■ WORK TO COMPLETE ■
Of all the lines here, how many include the string "that"? Answer with the number only.

■ INPUT RECORDS ■
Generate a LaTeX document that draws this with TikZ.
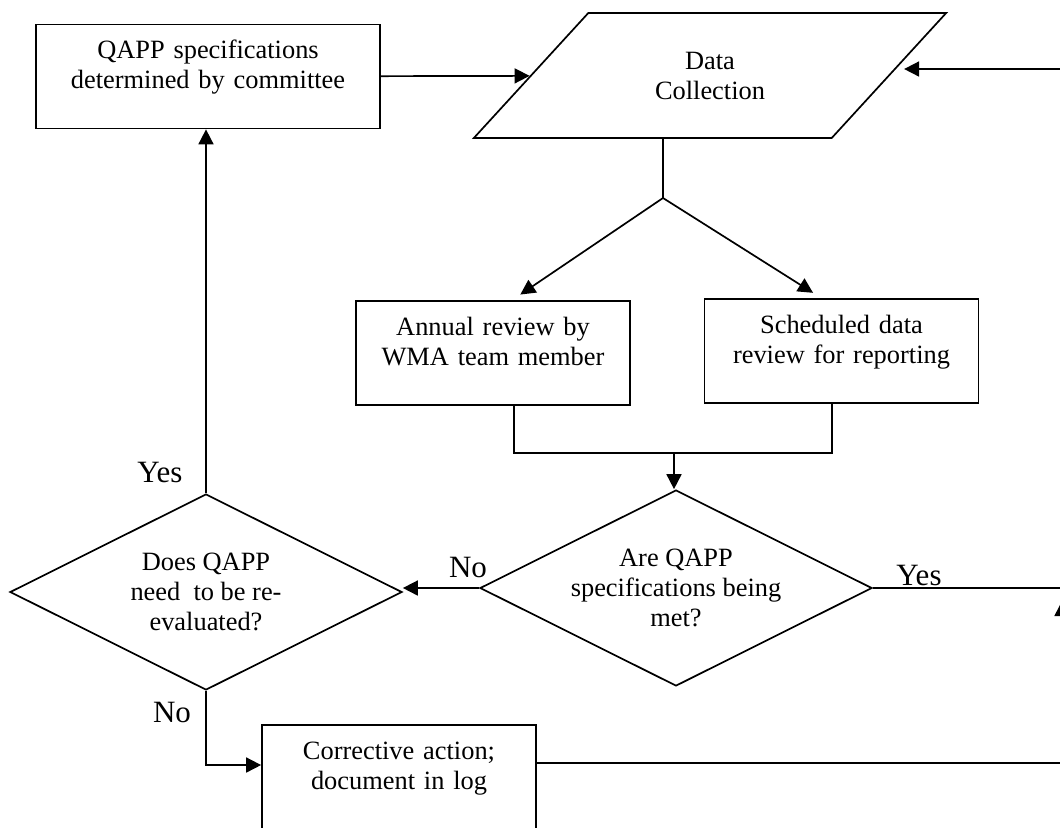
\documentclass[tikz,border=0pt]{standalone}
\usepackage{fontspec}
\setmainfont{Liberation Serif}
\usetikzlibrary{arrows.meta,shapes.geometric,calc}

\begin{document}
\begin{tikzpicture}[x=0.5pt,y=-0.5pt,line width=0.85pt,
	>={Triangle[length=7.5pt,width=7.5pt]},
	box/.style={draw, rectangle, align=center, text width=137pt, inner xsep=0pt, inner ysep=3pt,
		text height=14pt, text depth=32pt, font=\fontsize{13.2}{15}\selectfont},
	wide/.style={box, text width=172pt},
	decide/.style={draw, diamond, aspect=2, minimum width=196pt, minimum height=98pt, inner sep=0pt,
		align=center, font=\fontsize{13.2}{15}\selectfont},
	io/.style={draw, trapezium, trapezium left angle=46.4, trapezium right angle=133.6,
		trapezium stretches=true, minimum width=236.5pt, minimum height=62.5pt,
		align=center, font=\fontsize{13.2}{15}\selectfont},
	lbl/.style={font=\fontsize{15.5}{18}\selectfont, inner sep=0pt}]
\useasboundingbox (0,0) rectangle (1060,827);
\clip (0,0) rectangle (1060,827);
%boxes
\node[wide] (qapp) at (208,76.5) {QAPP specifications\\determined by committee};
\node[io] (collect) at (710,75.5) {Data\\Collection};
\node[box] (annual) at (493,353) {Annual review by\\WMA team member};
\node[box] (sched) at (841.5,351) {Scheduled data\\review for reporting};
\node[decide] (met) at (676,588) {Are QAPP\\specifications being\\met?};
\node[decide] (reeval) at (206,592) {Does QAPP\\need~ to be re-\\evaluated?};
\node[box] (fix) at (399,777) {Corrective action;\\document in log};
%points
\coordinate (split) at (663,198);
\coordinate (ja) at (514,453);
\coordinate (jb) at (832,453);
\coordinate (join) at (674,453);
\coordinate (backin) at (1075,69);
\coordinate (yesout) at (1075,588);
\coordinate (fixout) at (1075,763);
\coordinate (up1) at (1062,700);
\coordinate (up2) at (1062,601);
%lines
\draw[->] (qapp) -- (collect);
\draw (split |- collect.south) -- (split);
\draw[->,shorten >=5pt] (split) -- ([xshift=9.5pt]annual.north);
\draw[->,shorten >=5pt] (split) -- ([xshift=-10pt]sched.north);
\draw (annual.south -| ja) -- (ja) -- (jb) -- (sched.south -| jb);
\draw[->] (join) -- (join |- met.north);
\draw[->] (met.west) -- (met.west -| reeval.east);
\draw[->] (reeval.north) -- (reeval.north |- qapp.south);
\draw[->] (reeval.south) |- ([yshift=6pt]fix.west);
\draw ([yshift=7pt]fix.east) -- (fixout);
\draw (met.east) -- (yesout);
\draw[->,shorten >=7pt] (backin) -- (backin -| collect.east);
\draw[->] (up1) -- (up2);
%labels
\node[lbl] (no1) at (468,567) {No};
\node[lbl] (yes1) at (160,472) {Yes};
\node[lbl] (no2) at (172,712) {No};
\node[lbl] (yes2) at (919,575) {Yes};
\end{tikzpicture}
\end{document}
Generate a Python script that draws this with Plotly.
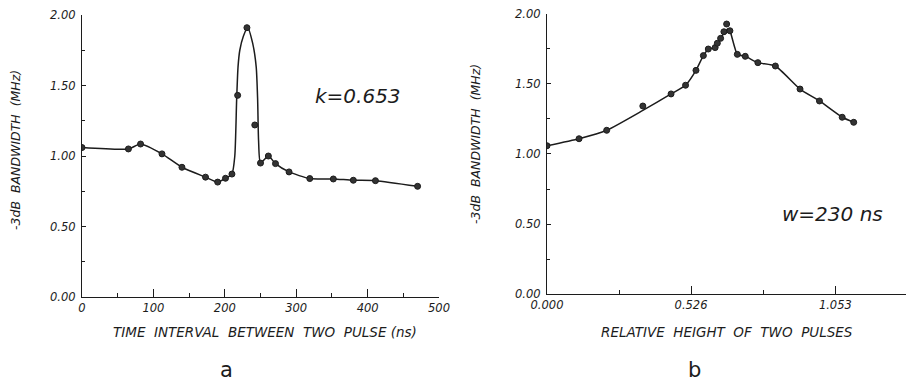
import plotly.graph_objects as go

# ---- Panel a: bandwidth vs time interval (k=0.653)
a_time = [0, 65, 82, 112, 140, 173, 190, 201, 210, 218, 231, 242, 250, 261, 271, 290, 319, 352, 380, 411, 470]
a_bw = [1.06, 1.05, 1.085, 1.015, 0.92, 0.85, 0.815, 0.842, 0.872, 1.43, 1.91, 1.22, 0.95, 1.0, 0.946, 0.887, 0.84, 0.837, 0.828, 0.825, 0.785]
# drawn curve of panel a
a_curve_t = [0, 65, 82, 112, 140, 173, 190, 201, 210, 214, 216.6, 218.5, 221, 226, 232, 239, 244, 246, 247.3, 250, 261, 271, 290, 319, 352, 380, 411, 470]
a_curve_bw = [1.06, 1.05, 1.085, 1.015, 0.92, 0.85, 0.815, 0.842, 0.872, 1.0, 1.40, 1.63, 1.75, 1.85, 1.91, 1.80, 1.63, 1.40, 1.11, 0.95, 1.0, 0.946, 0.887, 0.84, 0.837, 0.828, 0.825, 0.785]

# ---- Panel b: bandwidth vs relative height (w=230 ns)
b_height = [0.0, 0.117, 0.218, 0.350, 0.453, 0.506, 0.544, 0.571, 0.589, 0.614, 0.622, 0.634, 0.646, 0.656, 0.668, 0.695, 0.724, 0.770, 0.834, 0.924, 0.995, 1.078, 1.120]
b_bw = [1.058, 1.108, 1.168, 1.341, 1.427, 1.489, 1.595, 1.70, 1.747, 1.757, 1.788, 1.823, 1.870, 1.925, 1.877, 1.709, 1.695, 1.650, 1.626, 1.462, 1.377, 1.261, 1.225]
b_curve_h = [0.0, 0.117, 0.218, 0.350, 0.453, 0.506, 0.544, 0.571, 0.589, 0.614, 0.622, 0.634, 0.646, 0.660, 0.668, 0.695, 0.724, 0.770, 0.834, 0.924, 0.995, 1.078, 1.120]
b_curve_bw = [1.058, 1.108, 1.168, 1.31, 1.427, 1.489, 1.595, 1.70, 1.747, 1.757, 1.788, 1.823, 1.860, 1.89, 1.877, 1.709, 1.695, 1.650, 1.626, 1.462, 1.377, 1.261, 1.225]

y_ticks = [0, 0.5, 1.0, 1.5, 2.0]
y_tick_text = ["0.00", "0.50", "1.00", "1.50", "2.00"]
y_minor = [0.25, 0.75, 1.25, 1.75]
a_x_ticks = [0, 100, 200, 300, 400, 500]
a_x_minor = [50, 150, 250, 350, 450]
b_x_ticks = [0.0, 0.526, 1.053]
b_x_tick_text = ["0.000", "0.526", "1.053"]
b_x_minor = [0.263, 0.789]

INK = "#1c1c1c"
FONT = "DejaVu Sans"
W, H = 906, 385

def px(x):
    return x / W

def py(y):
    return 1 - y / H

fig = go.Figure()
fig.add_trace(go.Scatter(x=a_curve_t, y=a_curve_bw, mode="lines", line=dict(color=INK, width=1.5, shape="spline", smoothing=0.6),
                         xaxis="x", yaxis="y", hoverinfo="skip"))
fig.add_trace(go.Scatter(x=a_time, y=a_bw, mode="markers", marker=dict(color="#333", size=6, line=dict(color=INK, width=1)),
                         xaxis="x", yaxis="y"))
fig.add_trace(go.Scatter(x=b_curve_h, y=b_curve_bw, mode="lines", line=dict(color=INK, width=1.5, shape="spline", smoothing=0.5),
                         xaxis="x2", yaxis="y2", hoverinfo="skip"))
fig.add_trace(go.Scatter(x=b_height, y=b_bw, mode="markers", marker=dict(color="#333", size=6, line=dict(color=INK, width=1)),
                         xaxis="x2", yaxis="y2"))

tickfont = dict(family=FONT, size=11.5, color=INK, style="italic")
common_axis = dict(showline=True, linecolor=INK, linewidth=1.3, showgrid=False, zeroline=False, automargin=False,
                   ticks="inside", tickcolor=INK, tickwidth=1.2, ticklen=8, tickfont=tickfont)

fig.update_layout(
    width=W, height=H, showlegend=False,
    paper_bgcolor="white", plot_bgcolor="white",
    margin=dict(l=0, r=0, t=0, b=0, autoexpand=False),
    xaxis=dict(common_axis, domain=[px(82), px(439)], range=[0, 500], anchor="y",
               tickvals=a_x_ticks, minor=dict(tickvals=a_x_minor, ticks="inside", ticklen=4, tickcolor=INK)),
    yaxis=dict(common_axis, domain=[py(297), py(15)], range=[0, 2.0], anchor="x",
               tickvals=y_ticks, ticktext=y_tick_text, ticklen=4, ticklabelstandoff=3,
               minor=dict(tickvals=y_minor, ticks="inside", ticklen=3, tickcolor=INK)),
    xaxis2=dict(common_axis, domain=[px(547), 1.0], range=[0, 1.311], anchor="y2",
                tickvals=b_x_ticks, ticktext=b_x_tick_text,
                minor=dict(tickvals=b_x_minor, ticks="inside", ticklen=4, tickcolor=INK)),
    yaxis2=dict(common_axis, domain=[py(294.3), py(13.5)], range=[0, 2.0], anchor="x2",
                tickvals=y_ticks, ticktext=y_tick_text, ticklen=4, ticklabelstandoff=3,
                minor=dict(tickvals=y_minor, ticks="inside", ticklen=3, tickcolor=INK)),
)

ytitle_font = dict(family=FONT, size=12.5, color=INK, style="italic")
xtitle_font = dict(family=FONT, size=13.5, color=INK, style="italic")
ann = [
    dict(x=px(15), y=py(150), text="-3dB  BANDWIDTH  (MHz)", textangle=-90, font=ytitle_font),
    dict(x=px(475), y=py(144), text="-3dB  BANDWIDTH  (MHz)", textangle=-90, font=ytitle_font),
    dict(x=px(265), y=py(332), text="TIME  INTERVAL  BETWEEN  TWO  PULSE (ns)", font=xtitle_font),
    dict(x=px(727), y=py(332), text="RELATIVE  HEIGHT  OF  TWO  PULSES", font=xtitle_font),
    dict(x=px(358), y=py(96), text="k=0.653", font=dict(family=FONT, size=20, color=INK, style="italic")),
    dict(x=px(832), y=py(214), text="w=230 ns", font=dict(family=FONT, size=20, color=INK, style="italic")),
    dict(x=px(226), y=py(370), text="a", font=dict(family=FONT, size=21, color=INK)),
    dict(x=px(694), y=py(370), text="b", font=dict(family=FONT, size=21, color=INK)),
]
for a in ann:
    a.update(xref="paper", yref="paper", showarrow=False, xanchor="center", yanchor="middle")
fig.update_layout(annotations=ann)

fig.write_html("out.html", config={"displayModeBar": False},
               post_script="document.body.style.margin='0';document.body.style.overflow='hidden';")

■ EXERCISE RESULT ■
2